Feeding the family

Child pushing a small shopping trolley through a supermarket

Principal Investigator:

Megan Blake (Geography)


Lucy Crane; Brigitta Osz; Jody Mellor

Aims and objectives:

This research aims to understand how family structures and food practices are shaped within contrasting economic and social institutional frameworks. Specifically examinations of the practices and expectations regarding food, food production, and the circumstances of consumption where householders participated in command economies, which have a presumption of women´s employment (Hungary), are compared to the practices and expectations of households where the dominant and sometimes institutionalized anticipation was for women to leave employment upon marriage (UK). Practices might include the use of extended family members (e.g. elders) and children to produce meals and the subsequent collective consumption of these meals as compared to the model of the female householder acting as the primary producer of family food with more formal or ritualised eating (e.g. `Sunday lunch´). Expectations may focus on quality and quantity of food, nutritional value, frequency, duration, and timing of meals, etc. By examining the practices and expectations of families in different institutional structures, it is possible to tease out the degree to which expectations regarding how food should be made available as well as who makes that food is linked to declines in family cohesion and increased awareness of food related health risks.

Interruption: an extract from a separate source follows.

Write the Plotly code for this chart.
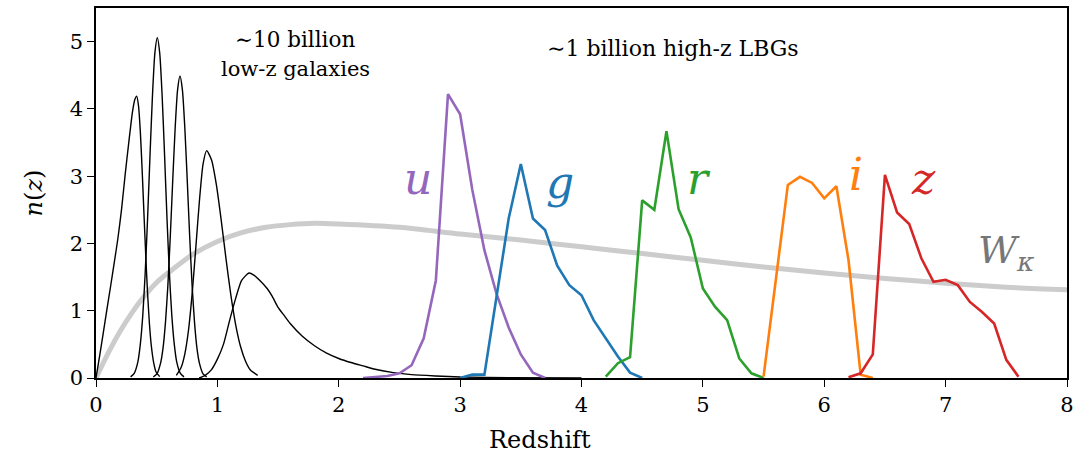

This line of inquiry is particularly important as increasingly the UK is looking toward a model of full employment that includes an assumption of women as workers, while there are persistent gender divisions in household labour and assumptions about family formation

Research questions:

  • What are the models of household food production and consumption used by families in the UK and Hungary.
  • What are the “food rules” of UK and Hungarian families and how are these influenced by actors and institutions outside of the family and to what degree are they self-imposed by family members?
  • What conflicts arise between heritage, nutrition, popular culture, and everyday life in relation to food production and consumption within UK and Hungarian families and how are these resolved by family members?
  • How are the everyday time-space geographies of UK and Hungarian families shaped by food collection, preparation, and consumption?
  • What links are there between the transformation of women’s role in relation to home and work since the 1950’s to the current configurations identified in questions 1-4?

Please note, included in the budget for this project is funding for a PhD student. While the studentship project will fall under the umbrella of this project, the student will submit a separate proposal in the Spring of 2006 that outlines the specific aim, research questions and methods to be used for the PhD thesis.